Há pouco banido de livrarias e de estudos acadêmicos, Murilo Mendes ronda enfim a berlinda. Nunca foi tão festejado. Vários eventos foram preparados para homenageá-lo, entre eles a abertura neste domingo de uma exposição na Universidade Federal de Juiz de Fora (cidade natal do poeta) reunindo originais, documentos, fotos e uma coleção de pinturas de seu antigo acervo. A programação é farta. Até discurso no Congresso Nacional e lançamento de um selo comemorativo vão lembrar o poeta.
Em vida, ele não obteve a mesma atenção. Foi mais reconhecido na Europa do que no Brasil. Não por acaso, em 1972 recebeu o prêmio de poesia mais cobiçado da Itália, o Etna-Taormina, anteriormente atribuído a ilustres como Dylan Thomas, Giuseppe Ungaretti, Tristan Tzara e Jorge Guillén. Por isso, a Itália também entrou no roteiro de celebrações dos cem anos de nascimento do autor.
Brevemente será publicado por lá o livro Locchio die Poeta (O Olho do Poeta), uma compilação de textos que Murilo Mendes escreveu sobre artes plásticas incluindo aqueles publicados em catálogos de exposições de pintores locais. O volume está sendo organizado pela historiadora e crítica literária Luciana Stegagno Picchio. Entre os artistas focalizados, consta Juan Miró, que, segundo o poeta, tornou impossível a separação de poesia da pintura.
Murilo morou 18 anos em Roma, ganhando a vida como professor de Cultura Brasileira. O período foi marcado por intensa produção de textos em prosa, do memoralismo do livro A Idade do Serrote ao experimentalismo de Poliedro (1972), além dos muitos volumes mantidos inéditos e coligidos após sua morte na edição completa de Poesia Completa e Prosa que a Nova Aguilar lançou em 1994.

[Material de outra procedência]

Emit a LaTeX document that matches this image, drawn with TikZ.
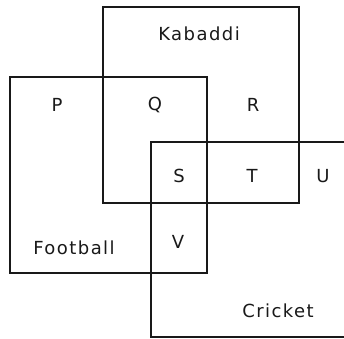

A poesia, no entanto, nunca foi relegada a segundo plano. Diz a lenda que ele foi picado pela iluminação dos versos ainda na infância, depois de ver a passagem do cometa Halley. Para alguns, sua obra está a merecer novas avaliações. Modernista nos primeiros passos, Murilo trilhou as pegadas de Oswald de Andrade com o recurso aos poemas-piada.
Depois abraçou o surrealismo à moda brasileira (a expressão é sua) com seu carretel de imagens desconexas, como na estrofe inicial de Metade Pássaro: A mulher do fim do mundo / Dá de comer às roseiras,/ Dá de beber às estátuas,/ Dá de sonhar aos poetas.
Mais tarde converteu-se ao catolicismo após a morte do pintor e amigo Ismael Nery. Boa parte da crítica torceu o nariz. A religiosidade que passaria então a impregnar sua poética torna-se tópico suficiente para rechaçar o autor por um suposto descuido formal condenando-o à famigerada linhagem dos poetas messiânicos conteudistas.
Meu outro eu angustiado desloca o curso dos astros, atravessa os espaços de fogo e toca a orla do manto divino escreveu ele no poema Natal. Não faltam reparos também ao anti-melodismo intencional de sua poesia, que se apresentaria áspera, dissonante e coalhada de cortes abruptos. Aqui, a acusação de hermetismo faria par ao mesmo anátema despejado à música de concerto contemporânea, como ele mesmo explicaria:
Persegui sempre mais a musicalidade que a sonoridade. Procurei muitas vezes obter o ritmo sincopado, a quebra violenta do metro, porque isso se acha de acordo com a nossa atual predisposição auditiva. Certos versos meus são os de alguém que ouviu muito Schoembeg, Stravinski, Alban Berg e o jazz. Menos lido do que Drummond, Bandeira, João Cabral ou Vinícius, Murilo ainda assim ostenta uma legião de defensores e discípulos.
Não há, afinal de contas, quem não se entusiame com o impacto visual de seus versos. Prova de que sua poesia continua em pânico.